We get impatient for spring because winter in Nebraska often seems to drag on forever. The days are short and cold and the earth is so frozen and bare that it’s hard to imagine anything growing in it. Spring will sometimes tease us with a couple of warm days really early in the year, but we know better than to trust that it’s really here to stay.

But even when spring is slow to get started (like this year), even when we’re getting hard freezes in late April – or even snow in May – we know that the cold won’t last. We trust that spring is on its way even when it doesn’t feel like it is at all. We watch and wait for the first green shoots to poke their way up out of the earth, but we also know that even before they appear, new life is already stirring deep down in the earth, even when we can’t yet see the signs of it.

In our gospel reading for today, new life has already come springing up out of the earth – or, more specifically, out of the tomb. But our friend Cleopas and his companion just aren’t able see it yet. Their hearts are still too stuck in a winter of grief and disappointment and fear. So they don’t recognize this stranger who approaches them on the road, the one who claims he has no idea what’s been going on in Jerusalem. Cleopas fills him in; he tells him about this prophet, Jesus of Nazareth, who was handed over and crucified – and you can just hear the weight of bitter disappointment in his words as he says, “But we had hoped that he was the one to redeem Israel.”

They had hoped that things would change, that God’s Messiah would charge in victorious to free the people of Israel and usher in the kingdom of God. Instead, they watched as the Romans executed their Teacher in the most painful and humiliating way possible. That was barely three days ago; and now there are all these strange signs and rumors flying around that something new is stirring, that maybe – just maybe – Jesus is alive. But Cleopas and his friend – and, for that matter, the other disciples – are still so shell-shocked and traumatized by what happened in Jerusalem that they just can’t bring themselves to risk such an impossible hope.

But even before they believe it – even before the bread is broken and their eyes are opened to recognize this stranger, even before they feel their hearts burning within them on the road – the good news is already true. The powers of sin and death and destruction that ruled this world have been swallowed up by the victory of God’s love and life. Even as they take to the road to flee Jerusalem in fear, the hope that they thought had failed them is alive. Jesus has not only risen from the dead; he is already there, walking right beside them. 

I just love the dramatic tension of this story. We encounter Cleopas and this other disciple in the depths of grief and doubt, but we, the readers, already know full well what God has done. We already know that it’s really Jesus walking beside them on the road – so we end up with this sense of excitement and anticipation, waiting for them to finally realize the truth, waiting for that moment we know is coming, when their grief and fear are suddenly transformed into unimaginable joy. 
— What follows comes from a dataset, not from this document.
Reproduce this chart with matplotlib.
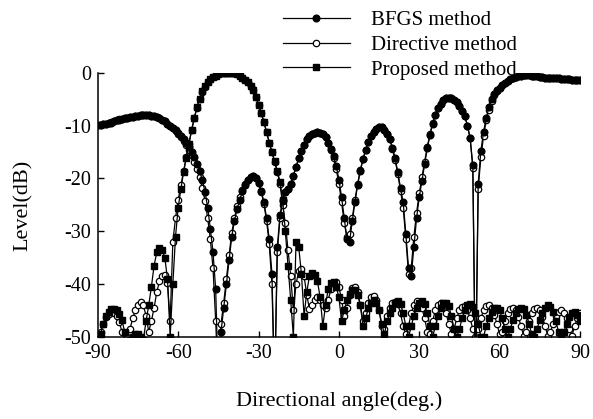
import numpy as np
import matplotlib.pyplot as plt
from matplotlib.lines import Line2D

plt.rcParams['font.family'] = 'Liberation Serif'
plt.rcParams['axes.unicode_minus'] = False

# one sample per degree, -90 .. 90
angles = np.arange(-90, 91)

# BFGS method (dB)
bfgs = [
    -9.8, -9.8, -9.7, -9.6, -9.5, -9.4, -9.2, -9.0, -8.9, -8.7,
    -8.6, -8.5, -8.4, -8.3, -8.2, -8.1, -8.0, -8.0, -8.0, -8.0,
    -8.1, -8.2, -8.4, -8.6, -8.9, -9.2, -9.6, -10.0, -10.4, -10.9,
    -11.4, -12.0, -12.6, -13.3, -14.1, -15.0, -16.0, -17.2, -18.6, -20.3,
    -22.5, -25.5, -29.5, -34.0, -41.0, -60.0, -49.0, -44.5, -40.0, -35.5,
    -31.0, -28.0, -25.8, -24.0, -22.4, -21.2, -20.3, -19.7, -19.5, -19.9,
    -20.8, -22.3, -24.5, -27.5, -31.5, -38.0, -60.0, -33.0, -27.0, -24.0,
    -22.5, -22.0, -21.0, -19.5, -17.8, -16.2, -14.8, -13.6, -12.6, -11.9,
    -11.5, -11.3, -11.2, -11.3, -11.6, -12.2, -13.2, -14.4, -15.8, -17.6,
    -20.2, -23.5, -27.5, -31.5, -32.0, -28.0, -24.5, -21.2, -18.5, -16.4,
    -14.6, -13.0, -11.9, -11.1, -10.6, -10.3, -10.3, -10.8, -11.6, -12.5,
    -14.2, -16.2, -18.8, -21.8, -24.5, -30.5, -37.0, -38.5, -33.0, -27.5,
    -23.5, -20.5, -17.3, -14.3, -11.8, -9.6, -7.9, -6.7, -5.8, -5.2,
    -4.8, -4.7, -4.8, -5.1, -5.6, -6.3, -7.2, -8.2, -10.0, -12.4,
    -17.5, -60.0, -21.0, -14.8, -11.2, -8.5, -6.5, -5.0, -4.0, -3.3,
    -2.8, -2.3, -1.9, -1.5, -1.2, -1.0, -0.8, -0.6, -0.5, -0.4,
    -0.4, -0.4, -0.5, -0.5, -0.6, -0.7, -0.8, -0.9, -0.9, -1.0,
    -1.0, -1.0, -1.0, -1.1, -1.1, -1.2, -1.2, -1.3, -1.3, -1.3,
    -1.4,
]

# Directive method, beam toward -40 deg
directive_a = [
    -50.5, -49.0, -47.5, -46.3, -45.6, -45.3, -45.4, -46.0, -47.2, -49.0,
    -51.0, -50.0, -48.5, -46.5, -45.0, -44.0, -43.4, -44.0, -46.0, -49.0,
    -47.0, -44.5, -41.5, -39.5, -38.5, -38.3, -39.8, -47.0, -32.0, -27.5,
    -24.0, -21.3, -18.5, -16.0, -13.4, -10.9, -8.6, -6.6, -5.0, -3.6,
    -2.6, -1.8, -1.2, -0.8, -0.5, -0.3, -0.1, 0.0, 0.0, 0.0,
    0.0, -0.1, -0.3, -0.5, -0.9, -1.3, -1.8, -2.4, -3.3, -4.5,
    -6.0, -7.6, -9.3, -11.2, -13.2, -15.0, -16.8, -18.8, -21.0, -25.0,
    -28.5, -33.5, -38.5, -45.0, -40.0, -37.5, -37.2, -38.5, -42.0, -44.8,
    -44.0, -43.0, -42.5, -43.0, -44.0, -44.5, -43.0, -41.0, -39.8, -39.6,
    -40.5, -43.0, -46.0, -44.5, -42.0, -40.8, -40.5, -41.5, -44.0, -47.0,
    -45.5, -43.5, -42.5, -42.2, -43.0, -45.0, -48.0, -48.5, -46.0, -44.5,
    -43.5, -43.3, -43.8, -45.5, -48.0, -49.5, -48.0, -45.5, -44.0, -43.2,
    -43.5, -44.5, -46.5, -49.0, -49.5, -47.0, -45.0, -44.0, -43.5, -44.0,
    -45.5, -47.5, -49.5, -48.5, -46.5, -45.0, -44.3, -44.2, -45.0, -46.5,
    -48.5, -50.0, -48.5, -46.5, -45.0, -44.2, -44.0, -44.5, -45.8, -47.5,
    -49.5, -49.0, -47.0, -45.5, -44.8, -44.5, -45.0, -46.2, -48.0, -49.8,
    -49.0, -47.0, -45.5, -44.8, -44.5, -45.0, -46.3, -48.0, -49.8, -49.0,
    -47.5, -46.0, -45.3, -45.0, -45.4, -46.5, -48.5, -49.8, -48.0, -46.5,
    -45.5,
]

# Directive method, second pattern (follows BFGS closely)
directive_b = [
    -9.9, -9.8, -9.7, -9.6, -9.5, -9.3, -9.2, -9.0, -8.8, -8.7,
    -8.6, -8.5, -8.4, -8.3, -8.2, -8.1, -8.0, -8.0, -8.0, -8.0,
    -8.1, -8.2, -8.4, -8.6, -8.9, -9.2, -9.6, -10.0, -10.5, -11.0,
    -11.6, -12.2, -12.9, -13.7, -14.6, -15.6, -16.8, -18.2, -19.8, -21.8,
    -24.2, -27.5, -31.5, -37.0, -47.0, -60.0, -47.5, -43.5, -39.0, -34.5,
    -30.3, -27.5, -25.3, -23.6, -22.2, -21.0, -20.2, -19.7, -19.5, -19.9,
    -20.9, -22.5, -24.8, -28.0, -32.5, -40.0, -60.0, -34.0, -27.5, -24.3,
    -22.5, -22.0, -21.0, -19.5, -17.8, -16.2, -14.8, -13.6, -12.6, -11.9,
    -11.5, -11.3, -11.2, -11.3, -11.6, -12.2, -13.2, -14.6, -16.2, -18.2,
    -21.0, -24.5, -28.5, -31.0, -30.5, -27.5, -24.0, -21.0, -18.4, -16.3,
    -14.6, -13.0, -11.9, -11.1, -10.6, -10.3, -10.3, -10.8, -11.6, -12.5,
    -14.4, -16.5, -19.2, -22.3, -25.5, -31.5, -38.0, -37.0, -31.0, -26.5,
    -22.8, -19.8, -16.8, -14.0, -11.6, -9.5, -7.9, -6.7, -5.8, -5.2,
    -4.8, -4.7, -4.8, -5.1, -5.6, -6.3, -7.2, -8.2, -10.0, -12.4,
    -18.0, -60.0, -22.0, -16.0, -12.0, -9.0, -7.0, -5.3, -4.2, -3.4,
    -2.8, -2.3, -1.9, -1.5, -1.2, -1.0, -0.8, -0.6, -0.5, -0.4,
    -0.4, -0.4, -0.5, -0.5, -0.6, -0.7, -0.8, -0.9, -0.9, -1.0,
    -1.0, -1.0, -1.0, -1.1, -1.1, -1.2, -1.2, -1.3, -1.3, -1.3,
    -1.4,
]

# Proposed method (dB)
proposed = [
    -51.0, -49.5, -47.5, -46.0, -45.2, -44.8, -44.7, -45.0, -45.6, -46.8,
    -49.0, -51.0, -50.5, -50.0, -49.5, -49.5, -50.0, -50.5, -47.0, -44.0,
    -40.5, -36.5, -34.0, -33.2, -33.5, -35.0, -39.0, -50.0, -40.0, -31.0,
    -25.5, -22.0, -18.8, -16.2, -13.5, -10.8, -8.5, -6.5, -4.9, -3.5,
    -2.5, -1.8, -1.2, -0.8, -0.5, -0.3, -0.1, 0.0, 0.0, 0.0,
    0.0, -0.1, -0.3, -0.5, -0.9, -1.3, -1.8, -2.4, -3.3, -4.5,
    -6.0, -7.6, -9.3, -11.2, -13.2, -15.0, -16.7, -18.6, -20.6, -24.0,
    -30.0, -36.5, -43.0, -50.0, -32.0, -33.0, -38.0, -46.0, -41.5, -38.5,
    -37.9, -38.2, -39.5, -42.5, -48.0, -44.0, -41.0, -39.8, -39.6, -40.5,
    -42.5, -47.0, -45.0, -43.0, -41.8, -41.2, -41.1, -42.0, -44.0, -48.0,
    -46.5, -44.5, -43.5, -43.0, -43.5, -45.0, -47.5, -49.5, -47.0, -45.5,
    -44.5, -43.5, -43.2, -43.8, -45.5, -48.0, -50.0, -48.0, -46.0, -44.5,
    -43.5, -43.2, -43.8, -45.5, -48.0, -50.0, -48.0, -46.0, -44.5, -43.5,
    -43.5, -44.2, -46.0, -48.5, -50.0, -48.5, -46.5, -45.0, -44.0, -43.8,
    -44.3, -45.5, -47.5, -50.0, -50.0, -48.0, -46.5, -45.2, -44.6, -44.5,
    -45.0, -46.5, -48.5, -50.0, -48.5, -46.8, -45.5, -44.7, -44.5, -44.8,
    -45.8, -47.5, -49.5, -50.0, -48.5, -46.8, -45.5, -44.5, -44.0, -44.3,
    -45.3, -47.0, -49.0, -50.0, -49.0, -47.5, -46.2, -45.5, -45.2, -45.8,
    -47.0,
]

labels = ["BFGS method", "Directive method", "Proposed method"]

fig = plt.figure(figsize=(5.93, 4.19), dpi=100)
ax = fig.add_axes([0.165, 0.196, 0.813, 0.63])

lw = 0.9
open_c = dict(marker="o", ms=4.6, mfc="white", mec="black", mew=0.9)
fill_c = dict(marker="o", ms=4.8, mfc="black", mec="black")
fill_s = dict(marker="s", ms=4.8, mfc="black", mec="black")

ax.plot(angles, directive_a, color="black", lw=lw, **open_c)
ax.plot(angles, directive_b, color="black", lw=lw, **open_c)
ax.plot(angles, bfgs, color="black", lw=lw, **fill_c)
ax.plot(angles, proposed, color="black", lw=lw, **fill_s)

ax.set_xlim(-90, 90)
ax.set_ylim(-50, 0)
ax.set_xticks(range(-90, 91, 30))
ax.set_yticks(range(-50, 1, 10))
ax.spines[["top", "right"]].set_visible(False)
ax.spines[["left", "bottom"]].set_linewidth(1.1)
ax.tick_params(direction="in", length=4, width=1, labelsize=14.5, pad=5)

ax.set_xlabel("Directional angle(deg.)", fontsize=16)
ax.xaxis.set_label_coords(0.5, -0.205)
ax.set_ylabel("Level(dB)", fontsize=16)
ax.yaxis.set_label_coords(-0.135, 0.5)

handles = [
    Line2D([], [], color="black", lw=lw, **fill_c),
    Line2D([], [], color="black", lw=lw, **open_c),
    Line2D([], [], color="black", lw=lw, **fill_s),
]
fig.legend(handles, labels, loc="upper left", bbox_to_anchor=(0.477, 0.975),
           frameon=False, fontsize=15, handlelength=3.2, handletextpad=1.05,
           labelspacing=0.25, borderpad=0, borderaxespad=0)

fig.savefig("out.png", dpi=100)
I love the dramatic tension of this story, because it makes me realize that our own lives could be read in the same way. Like Cleopas and his friend, we know all too well the pain of loss and disappointment. We know what it’s like to carry that terrible weight of “But we had hoped…” We know how it feels when our hearts are stuck in a winter of grief, when trusting in hope just seems like too big of a risk. 

But this story invites us to step into the hopefulness of spring. It invites us to imagine Jesus walking beside us on the roads of our own lives, and to wonder where Christ is already showing up, that we just haven’t been able to see yet. It’s a story that invites us to check in with our hearts and to notice when they are burning within us. 

In a way, this story also functions as a kind of liturgy. In fact, it bears a strong resemblance to the liturgy that we practice here every Sunday. You can find all four parts there in the text: Gathering, Word, Meal, and Sending. The disciples gather together as they walk along the way, and Christ comes to meet them where they are, grief and all. Jesus opens to them the scriptures – the Word of God – and starting at the beginning, he tells them again the story of all that God has done for God’s people. They take their places at the table for the meal; and in the blessing and breaking of the bread, they finally encounter Christ himself. And then, with their hearts on fire with all these things, they are sent tearing back down the road to Jerusalem in the middle of the night, with all their grief transformed into joy – no longer afraid, but instead eager and excited to share the good news of new life in Christ.

In a way, the story of the road to Emmaus is a story about why we gather here to do what we do each week. We too come to this space carrying our own burdens of grief and disappointment and fear. We come with hearts that are hurting and afraid to risk trusting in hope. And once again, we hear the stories of God’s love in action. Once again, we are reminded that our hope springs up from roots that go very, very deep. Once again, the bread is blessed and broken and Christ meets us, face to face. 

And as we are sent once more out into the world, I pray: May we find that our burdens have been transformed into joy. May these gifts of bread and wine and word that we share make us eager to witness to all that we have heard and seen. May we go forth from this place with our hearts full of hope that is as unfailing as spring.